(DATA SEGMENT)
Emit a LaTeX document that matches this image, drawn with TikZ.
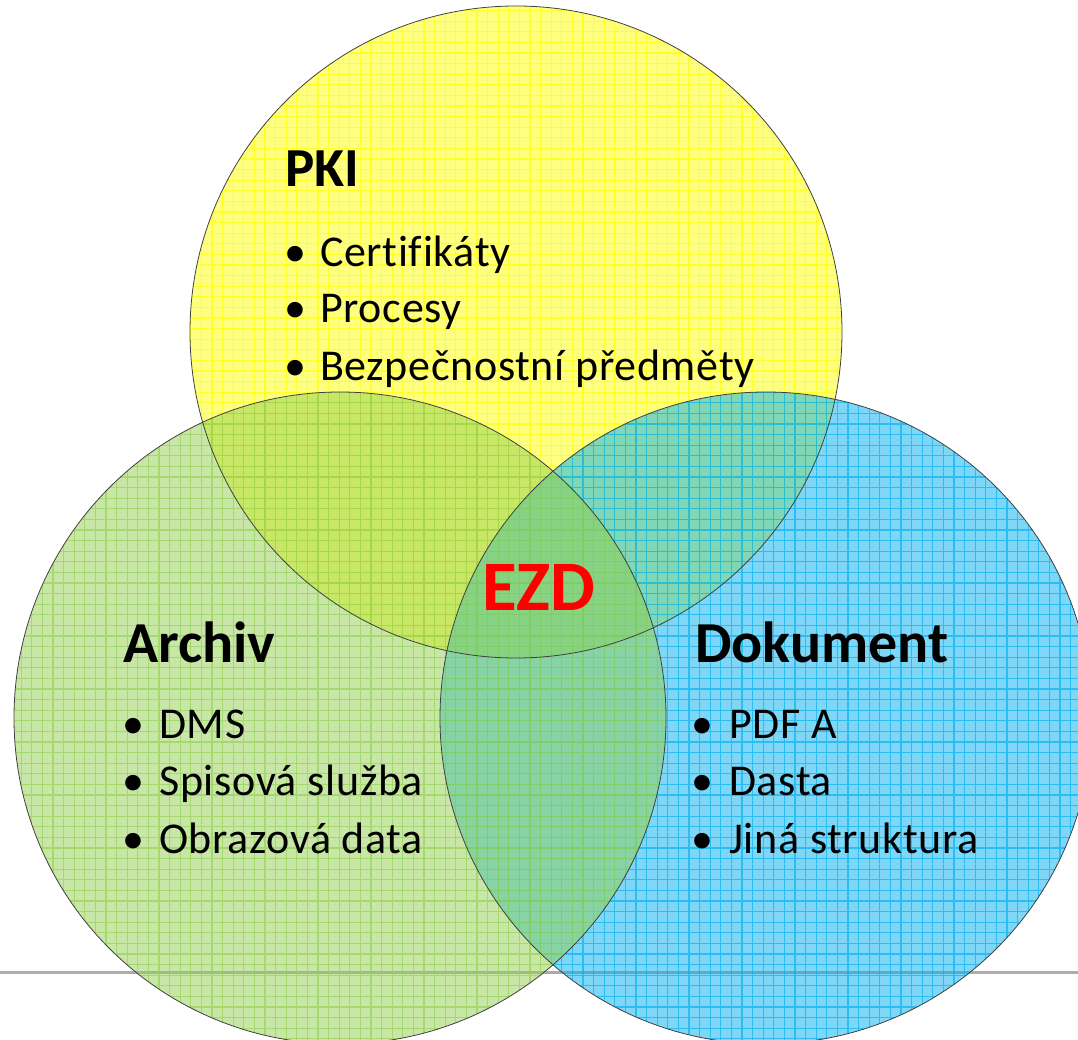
\documentclass[tikz,border=0pt]{standalone}
\usepackage{fontspec}
\setmainfont[Ligatures=CommonOff]{Carlito}
\begin{document}
\begin{tikzpicture}[x=1pt,y=-1pt,
  outline/.style={draw=black!75,line width=0.8pt},
  gridln/.style={line width=1.1pt,draw opacity=0.65},
  head/.style={anchor=base west,inner sep=0pt,font=\fontsize{58}{60}\selectfont\bfseries},
  item/.style={anchor=base west,inner sep=0pt,font=\fontsize{44}{48}\selectfont\addfontfeatures{LetterSpace=1.5}},
  bul/.style={anchor=base,inner sep=0pt,font=\fontsize{44}{48}\selectfont}]
\definecolor{cyel}{HTML}{FFFF00}
\definecolor{cgrn}{HTML}{92D050}
\definecolor{cblu}{HTML}{00B0F0}
\definecolor{cred}{HTML}{FF0000}
\useasboundingbox (0,0) rectangle (1078,1040);
% grey baseline
\coordinate (gl) at (0,972);
\coordinate (gr) at (1078,972);
\draw[line width=3pt,black!32] (gl) -- (gr);
% circle centres
\coordinate (cp) at (516,332);
\coordinate (ca) at (340,718);
\coordinate (cd) at (766,718);
% yellow
\fill[cyel,fill opacity=0.5] (cp) circle[radius=326pt];
\begin{scope}
  \clip (cp) circle[radius=326pt];
  \draw[gridln,cyel,step=10.6pt] (180,0) grid (850,670);
\end{scope}
% blue
\fill[cblu,fill opacity=0.5] (cd) circle[radius=326pt];
\begin{scope}
  \clip (cd) circle[radius=326pt];
  \draw[gridln,cblu,step=10.6pt] (430,380) grid (1100,1050);
\end{scope}
% green
\fill[cgrn,fill opacity=0.5] (ca) circle[radius=326pt];
\begin{scope}
  \clip (ca) circle[radius=326pt];
  \draw[gridln,cgrn,step=10.6pt] (0,380) grid (680,1050);
\end{scope}
% outlines
\draw[outline] (cp) circle[radius=326pt];
\draw[outline] (ca) circle[radius=326pt];
\draw[outline] (cd) circle[radius=326pt];
% PKI
\node[head,font=\fontsize{55}{58}\selectfont\bfseries] (pki) at (285,187) {PKI};
\node[bul] (pb1) at (295,267) {•};
\node[item] (p1) at (320,267) {Certifikáty};
\node[bul] (pb2) at (295,323) {•};
\node[item] (p2) at (320,323) {Procesy};
\node[bul] (pb3) at (295,380) {•};
\node[item] (p3) at (320,380) {Bezpečnostní předměty};
% EZD
\node[anchor=base west,inner sep=0pt,text=cred,font=\fontsize{71}{74}\selectfont\bfseries] (ezd) at (482,610) {EZD};
% Archiv
\node[head] (arch) at (123,662) {Archiv};
\node[bul] (ab1) at (133,738) {•};
\node[item] (a1) at (159,738) {DMS};
\node[bul] (ab2) at (133,795) {•};
\node[item] (a2) at (159,795) {Spisová služba};
\node[bul] (ab3) at (133,853) {•};
\node[item] (a3) at (159,853) {Obrazová data};
% Dokument
\node[head] (dok) at (695,662) {Dokument};
\node[bul] (db1) at (702,738) {•};
\node[item] (d1) at (729,738) {PDF A};
\node[bul] (db2) at (702,795) {•};
\node[item] (d2) at (729,795) {Dasta};
\node[bul] (db3) at (702,853) {•};
\node[item] (d3) at (729,853) {Jiná struktura};
\end{tikzpicture}
\end{document}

(GOAL) Transcribe the whole listing exactly. Pictures stay out of your copy.

(ANSWER)
Emit a LaTeX document that matches this image, drawn with TikZ.
\documentclass[tikz,border=0pt]{standalone}
\usepackage{fontspec}
\setmainfont[Ligatures=CommonOff]{Carlito}
\begin{document}
\begin{tikzpicture}[x=1pt,y=-1pt,
  outline/.style={draw=black!75,line width=0.8pt},
  gridln/.style={line width=1.1pt,draw opacity=0.65},
  head/.style={anchor=base west,inner sep=0pt,font=\fontsize{58}{60}\selectfont\bfseries},
  item/.style={anchor=base west,inner sep=0pt,font=\fontsize{44}{48}\selectfont\addfontfeatures{LetterSpace=1.5}},
  bul/.style={anchor=base,inner sep=0pt,font=\fontsize{44}{48}\selectfont}]
\definecolor{cyel}{HTML}{FFFF00}
\definecolor{cgrn}{HTML}{92D050}
\definecolor{cblu}{HTML}{00B0F0}
\definecolor{cred}{HTML}{FF0000}
\useasboundingbox (0,0) rectangle (1078,1040);
% grey baseline
\coordinate (gl) at (0,972);
\coordinate (gr) at (1078,972);
\draw[line width=3pt,black!32] (gl) -- (gr);
% circle centres
\coordinate (cp) at (516,332);
\coordinate (ca) at (340,718);
\coordinate (cd) at (766,718);
% yellow
\fill[cyel,fill opacity=0.5] (cp) circle[radius=326pt];
\begin{scope}
  \clip (cp) circle[radius=326pt];
  \draw[gridln,cyel,step=10.6pt] (180,0) grid (850,670);
\end{scope}
% blue
\fill[cblu,fill opacity=0.5] (cd) circle[radius=326pt];
\begin{scope}
  \clip (cd) circle[radius=326pt];
  \draw[gridln,cblu,step=10.6pt] (430,380) grid (1100,1050);
\end{scope}
% green
\fill[cgrn,fill opacity=0.5] (ca) circle[radius=326pt];
\begin{scope}
  \clip (ca) circle[radius=326pt];
  \draw[gridln,cgrn,step=10.6pt] (0,380) grid (680,1050);
\end{scope}
% outlines
\draw[outline] (cp) circle[radius=326pt];
\draw[outline] (ca) circle[radius=326pt];
\draw[outline] (cd) circle[radius=326pt];
% PKI
\node[head,font=\fontsize{55}{58}\selectfont\bfseries] (pki) at (285,187) {PKI};
\node[bul] (pb1) at (295,267) {•};
\node[item] (p1) at (320,267) {Certifikáty};
\node[bul] (pb2) at (295,323) {•};
\node[item] (p2) at (320,323) {Procesy};
\node[bul] (pb3) at (295,380) {•};
\node[item] (p3) at (320,380) {Bezpečnostní předměty};
% EZD
\node[anchor=base west,inner sep=0pt,text=cred,font=\fontsize{71}{74}\selectfont\bfseries] (ezd) at (482,610) {EZD};
% Archiv
\node[head] (arch) at (123,662) {Archiv};
\node[bul] (ab1) at (133,738) {•};
\node[item] (a1) at (159,738) {DMS};
\node[bul] (ab2) at (133,795) {•};
\node[item] (a2) at (159,795) {Spisová služba};
\node[bul] (ab3) at (133,853) {•};
\node[item] (a3) at (159,853) {Obrazová data};
% Dokument
\node[head] (dok) at (695,662) {Dokument};
\node[bul] (db1) at (702,738) {•};
\node[item] (d1) at (729,738) {PDF A};
\node[bul] (db2) at (702,795) {•};
\node[item] (d2) at (729,795) {Dasta};
\node[bul] (db3) at (702,853) {•};
\node[item] (d3) at (729,853) {Jiná struktura};
\end{tikzpicture}
\end{document}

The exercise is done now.